> **Problem to work on**
Every line that contains the word "image" should be copied.

> **Material to process**
━━━━━━

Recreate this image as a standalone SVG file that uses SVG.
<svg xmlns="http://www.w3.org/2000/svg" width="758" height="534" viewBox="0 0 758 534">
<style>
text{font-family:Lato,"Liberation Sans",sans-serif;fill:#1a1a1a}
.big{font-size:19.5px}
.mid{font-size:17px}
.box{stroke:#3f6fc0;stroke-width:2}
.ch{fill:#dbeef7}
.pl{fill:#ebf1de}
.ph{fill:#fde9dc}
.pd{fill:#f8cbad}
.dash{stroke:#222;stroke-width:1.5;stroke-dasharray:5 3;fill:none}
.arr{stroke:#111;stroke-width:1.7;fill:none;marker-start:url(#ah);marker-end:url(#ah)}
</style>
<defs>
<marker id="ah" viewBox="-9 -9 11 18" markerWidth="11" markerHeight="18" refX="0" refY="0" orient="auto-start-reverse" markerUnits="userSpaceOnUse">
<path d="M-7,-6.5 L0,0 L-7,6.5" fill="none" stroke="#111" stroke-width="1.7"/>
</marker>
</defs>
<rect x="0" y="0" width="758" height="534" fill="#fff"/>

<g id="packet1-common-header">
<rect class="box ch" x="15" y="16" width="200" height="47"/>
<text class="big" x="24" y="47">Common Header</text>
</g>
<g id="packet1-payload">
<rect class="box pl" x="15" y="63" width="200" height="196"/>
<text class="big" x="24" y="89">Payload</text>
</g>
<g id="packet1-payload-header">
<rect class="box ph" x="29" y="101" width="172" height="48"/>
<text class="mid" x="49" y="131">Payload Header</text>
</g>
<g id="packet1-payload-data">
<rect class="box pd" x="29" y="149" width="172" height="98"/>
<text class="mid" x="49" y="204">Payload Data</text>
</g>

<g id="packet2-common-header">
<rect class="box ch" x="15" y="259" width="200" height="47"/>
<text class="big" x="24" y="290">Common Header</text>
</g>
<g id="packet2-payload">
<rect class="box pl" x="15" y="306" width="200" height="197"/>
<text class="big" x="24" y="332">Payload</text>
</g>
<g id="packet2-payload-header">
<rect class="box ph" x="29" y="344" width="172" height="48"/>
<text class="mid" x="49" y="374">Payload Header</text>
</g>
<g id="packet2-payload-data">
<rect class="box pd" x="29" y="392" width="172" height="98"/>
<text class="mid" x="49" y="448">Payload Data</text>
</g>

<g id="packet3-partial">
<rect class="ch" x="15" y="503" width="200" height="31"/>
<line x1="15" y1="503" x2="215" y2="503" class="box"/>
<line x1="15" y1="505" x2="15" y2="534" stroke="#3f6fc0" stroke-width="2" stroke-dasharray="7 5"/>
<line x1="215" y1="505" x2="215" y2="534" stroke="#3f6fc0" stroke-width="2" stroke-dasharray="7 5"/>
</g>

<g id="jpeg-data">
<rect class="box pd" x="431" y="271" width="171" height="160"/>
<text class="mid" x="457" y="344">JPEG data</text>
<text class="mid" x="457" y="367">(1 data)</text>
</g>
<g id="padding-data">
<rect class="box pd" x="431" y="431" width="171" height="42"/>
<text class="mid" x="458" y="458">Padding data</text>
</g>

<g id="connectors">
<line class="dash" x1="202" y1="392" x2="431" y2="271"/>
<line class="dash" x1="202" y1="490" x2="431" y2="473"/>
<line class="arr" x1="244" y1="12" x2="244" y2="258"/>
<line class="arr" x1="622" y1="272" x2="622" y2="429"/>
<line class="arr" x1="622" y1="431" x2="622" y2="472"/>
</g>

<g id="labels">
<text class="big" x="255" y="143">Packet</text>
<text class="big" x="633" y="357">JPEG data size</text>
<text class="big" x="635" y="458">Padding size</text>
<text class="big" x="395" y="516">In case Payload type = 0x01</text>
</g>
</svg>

━━━━━━

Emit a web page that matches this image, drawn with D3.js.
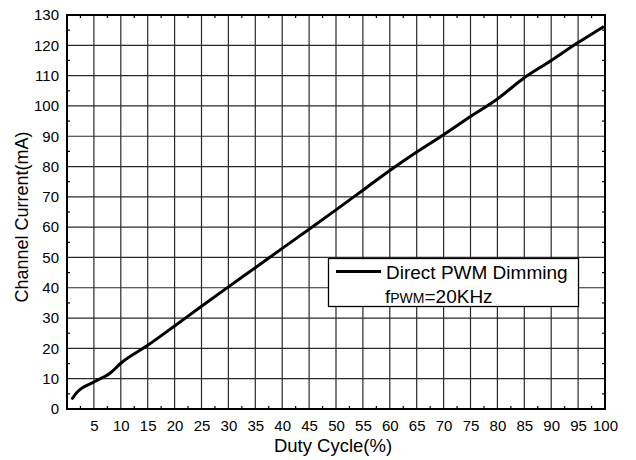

━━━━━━

> **Reply**
Recreate this image as a standalone SVG file that uses SVG.
Emit a web page that matches this image, drawn with D3.js.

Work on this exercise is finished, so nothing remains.